If only you could hear my silence

If only you could see me through darkness

I would then get the world at your feet

I’ll take the responsibility

Of realizing your wildest dreams

Wish all this is a dream

And when I wake up to you holding my hand

Forever

 

Lovers to friends

It’s called understanding that you can be in love with someone but are incompatible so you call it a day and keep that person you cherish for your life. You still have love but changed from lover to friendship

Karma is a bitch

See in this instant world everything you do comes back like a boomerang. You need not wait for some other life. Specially the pain. It will return to you with n-fold intensity. It also teaches you the best.

Fear of rejection #1

I’ll miss you

I want to hug you

Say I love you

You please don’t reply

‘Coz I want to stay in that small bubble of hope

Where you can’t reject me

Sorry

I messed up myself

He just thinks I’m his friend

He just thinks I’m his friend

But I don’t

He doesn’t know that

I tell him about the little baby girl crying

He says I scared that girl and smiles

That smile, I call it bewitching

I swallow my words

My lips smile, my eyes can’t

He doesn’t notice

So I stay safe and relieved, hoping

Someday the pieces will fall into place

I wait for that tomorrow when the broken pieces don’t hurt

Till that today when I tell him what he was to me

For, that moment has come

Everything seems tumbled and chaotic

A beginning started from the end

I settle down to the bottomless ocean

Where I hope his “friendship” sways me

 

 

I go crazy when I miss him :/

Something’s is missing

May be it is his presence again

May be he’s coming into my thoughts quite often

May be he’s hating me a lot more often

May be he is gesturing that I need him

The word he said is still there or

May be it ended at that moment forever

Still something holds me back

I can wait and wait like I waited all these years

I live in that one moment to tell that this moment still yours

#2 just teen things

Surprisingly there were 4 of my classmates(girls) in his home. One of them whispered in my ear as soon as I entered that he already knew I was gonna come and visit him and he was infact waiting.  He was in his bedroom woke up ‘coz  I came, called all of us to the room. It was cold, he called me to his side and held me close (I was standing by the cot) with his hand and he was sitting leaning back to the pillow.
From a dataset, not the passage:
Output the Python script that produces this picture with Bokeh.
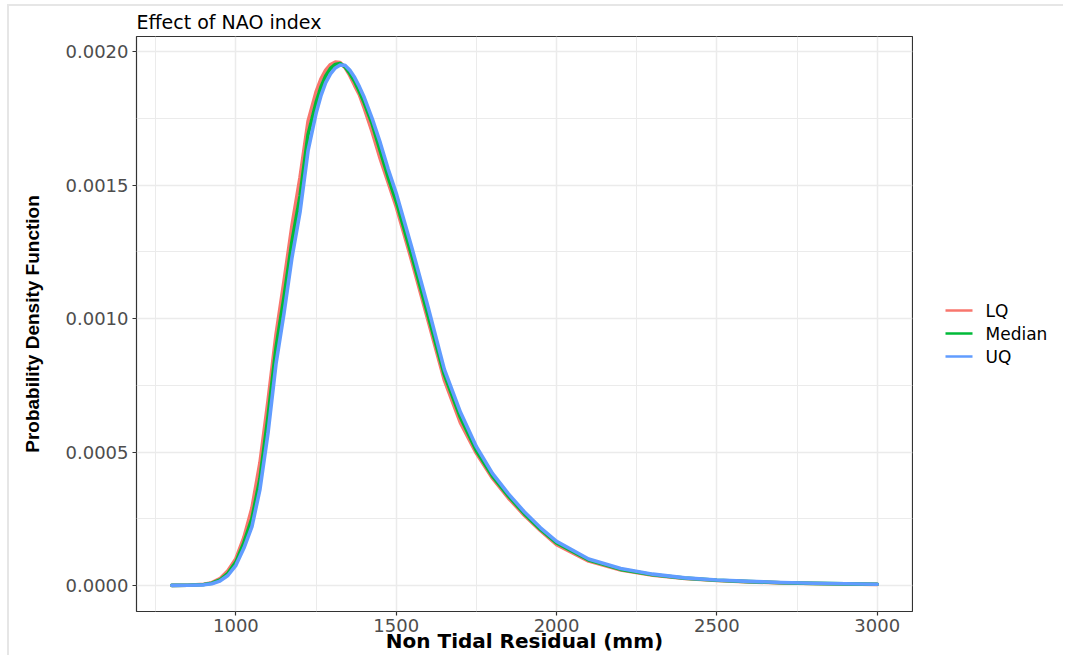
from bokeh.plotting import figure
from bokeh.models import (ColumnDataSource, FixedTicker, PrintfTickFormatter,
                          Range1d)
from bokeh.layouts import row
from bokeh.core.properties import value
from bokeh.embed import file_html
from bokeh.resources import INLINE

# ---- data ----
x_mm = [800, 850, 900, 925, 950, 975, 1000, 1025, 1050, 1075, 1100, 1125, 1150,
        1175, 1200, 1225, 1250, 1265, 1280, 1295, 1310, 1325, 1340, 1355, 1370,
        1385, 1400, 1425, 1450, 1475, 1500, 1550, 1600, 1650, 1700, 1750, 1800,
        1850, 1900, 1950, 2000, 2100, 2200, 2300, 2400, 2500, 2600, 2700, 2800,
        2900, 3000]

lq = [0.0, 0.0000004, 0.000004, 0.00001, 0.000025, 0.000055, 0.0001, 0.00018,
      0.00029, 0.00046, 0.00069, 0.00094, 0.00114, 0.00135, 0.00153, 0.00174,
      0.00185, 0.001898, 0.001932, 0.001953, 0.001962, 0.00196, 0.001942,
      0.001912, 0.001875, 0.00184, 0.00179, 0.00170,
      0.00160, 0.00151, 0.00142, 0.00121, 0.00099, 0.00077, 0.00061, 0.000495,
      0.000402, 0.000327, 0.000262, 0.000205, 0.000153, 0.000091, 0.000058,
      0.000038, 0.000026, 0.000018, 0.000013, 0.0000095, 0.000007, 0.000005,
      0.0000037]

median = [0.0, 0.0000003, 0.000003, 0.000008, 0.00002, 0.000045, 0.000087,
          0.00016, 0.00025, 0.00040, 0.00063, 0.00089, 0.00108, 0.00129,
          0.00146, 0.00169, 0.00181, 0.001868, 0.00191, 0.001938, 0.001953,
          0.001957, 0.001945, 0.00192, 0.00189, 0.001852, 0.00181, 0.00173,
          0.00163, 0.00153, 0.00144, 0.00123,
          0.00101, 0.00079, 0.00063, 0.000505, 0.00041, 0.000335, 0.000268,
          0.00021, 0.000159, 0.000095, 0.00006, 0.00004, 0.000027, 0.000019,
          0.000014, 0.00001, 0.0000075, 0.0000055, 0.000004]

uq = [0.0, 0.0000002, 0.000002, 0.000006, 0.000016, 0.000037, 0.000075,
      0.00014, 0.00022, 0.00036, 0.00057, 0.00083, 0.00102, 0.00123, 0.00140,
      0.00163, 0.00177, 0.001835, 0.001885, 0.001918, 0.00194, 0.001951,
      0.00195, 0.001932, 0.001905, 0.00187, 0.00183,
      0.00175, 0.00166, 0.00156, 0.00147, 0.00126, 0.00104, 0.00081, 0.00065,
      0.00052, 0.00042, 0.000343, 0.000275, 0.000216, 0.000165, 0.000099,
      0.000063, 0.000042, 0.000028, 0.00002, 0.000015, 0.000011, 0.000008,
      0.000006, 0.0000043]

series_names = ["LQ", "Median", "UQ"]
series_colors = ["#F8766D", "#00BA38", "#619CFF"]

x_ticks = [1000, 1500, 2000, 2500, 3000]
x_minor = [750, 1250, 1750, 2250, 2750]
y_ticks = [0.0, 0.0005, 0.0010, 0.0015, 0.0020]
y_minor = [0.00025, 0.00075, 0.00125, 0.00175]

title_text = "Effect of NAO index"
x_label = "Non Tidal Residual (mm)"
y_label = "Probability Density Function"

H = 655
MAIN_W = 913
LEG_W = 1066 - MAIN_W
TOP, BOTTOM = 36, 44

# ---- main figure ----
p = figure(width=MAIN_W, height=H, output_backend="svg", toolbar_location=None,
           min_border_left=136, min_border_right=1, min_border_top=TOP,
           min_border_bottom=BOTTOM,
           x_range=Range1d(690, 3110), y_range=Range1d(-0.000098, 0.002058),
           title=title_text)
p.background_fill_color = "white"
p.border_fill_alpha = 0
p.outline_line_color = "#333333"
p.outline_line_width = 1.2

p.title.text_font = "DejaVu Sans"
p.title.text_font_size = "19px"
p.title.text_font_style = "normal"
p.title.text_color = "black"
p.title.align = "left"
p.title.standoff = 7

src = ColumnDataSource(dict(x=x_mm, lq=lq, median=median, uq=uq))
for col, c in zip(["lq", "median", "uq"], series_colors):
    p.line("x", col, source=src, line_color=c, line_width=3.6,
           line_join="round", line_cap="round")

# grids
for g, major, minor in [(p.xgrid, x_ticks, x_minor), (p.ygrid, y_ticks, y_minor)]:
    g.ticker = FixedTicker(ticks=major, minor_ticks=minor)
    g.grid_line_color = "#ebebeb"
    g.grid_line_width = 1.5
    g.minor_grid_line_color = "#ebebeb"
    g.minor_grid_line_width = 1.0

p.xaxis.ticker = FixedTicker(ticks=x_ticks)
p.yaxis.ticker = FixedTicker(ticks=y_ticks)
p.yaxis.formatter = PrintfTickFormatter(format="%.4f")

for ax in (p.xaxis, p.yaxis):
    ax.axis_line_color = None
    ax.major_tick_line_color = "#333333"
    ax.major_tick_line_width = 1.2
    ax.major_tick_in = 0
    ax.major_tick_out = 4
    ax.minor_tick_line_color = None
    ax.major_label_text_font = "DejaVu Sans"
    ax.major_label_text_font_size = "18px"
    ax.major_label_text_color = "#4d4d4d"
    ax.axis_label_text_color = "black"
    ax.axis_label_text_font_style = "bold"

p.xaxis.axis_label = x_label
p.xaxis.axis_label_text_font = "DejaVu Sans"
p.xaxis.axis_label_text_font_size = "20px"
p.xaxis.major_label_standoff = 3
p.xaxis.axis_label_standoff = -6

p.yaxis.axis_label = y_label
p.yaxis.axis_label_text_font = "Liberation Sans"
p.yaxis.axis_label_text_font_size = "19px"
p.yaxis.major_label_standoff = 4
p.yaxis.axis_label_standoff = 20

# ---- legend panel (separate figure to the right) ----
# y range maps page pixels of the frame (TOP .. H-BOTTOM) one to one
leg = figure(width=LEG_W, height=H, output_backend="svg", toolbar_location=None,
             x_range=Range1d(0, LEG_W), y_range=Range1d(H - BOTTOM, TOP),
             x_axis_location=None, y_axis_location=None,
             min_border_left=0, min_border_right=0,
             min_border_top=TOP, min_border_bottom=BOTTOM)
leg.grid.visible = False
leg.outline_line_color = None
leg.background_fill_alpha = 0
leg.border_fill_alpha = 0

key_y = [310, 333, 356]
leg_src = ColumnDataSource(dict(
    x0=[32] * 3, x1=[59] * 3, y=key_y, tx=[72] * 3,
    name=series_names, color=series_colors))
leg.segment(x0="x0", y0="y", x1="x1", y1="y", source=leg_src,
            line_color="color", line_width=2.6)
leg.text(x="tx", y="y", text="name", source=leg_src,
         text_font=value("DejaVu Sans"), text_font_size="17px",
         text_color="black", text_baseline="middle", text_align="left")

layout = row(p, leg, spacing=0)
layout.styles = {
    "background": ("linear-gradient(#e6e6e6,#e6e6e6) 7px 4px / calc(100% - 10px) 2px no-repeat, "
                   "linear-gradient(#e6e6e6,#e6e6e6) 7px 4px / 2px 100% no-repeat, white")
}
open("out.html", "w").write(file_html(layout, INLINE))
His hands were moving on my back and very slightly pressing it, he was talking something to my friends there. I couldn’t hear anything or see anything as I could only feel or see only two things in the world, his face and that electrified touch for which my heart skipped a beat. I felt like I knew him from long time and there is some connection between us. Even in that cool air I started feeling sultry and was actually sweating. This is when I realized that was the first time a guy touched me, don’t know whether he knew all this happening to me. After this he asked others to leave the room. Now only me and him, I  came into my senses and realized I should tell him what’s happening to me with the slightest touch of him, so gathered all the gut and told him what I was feeling about him and that I like him.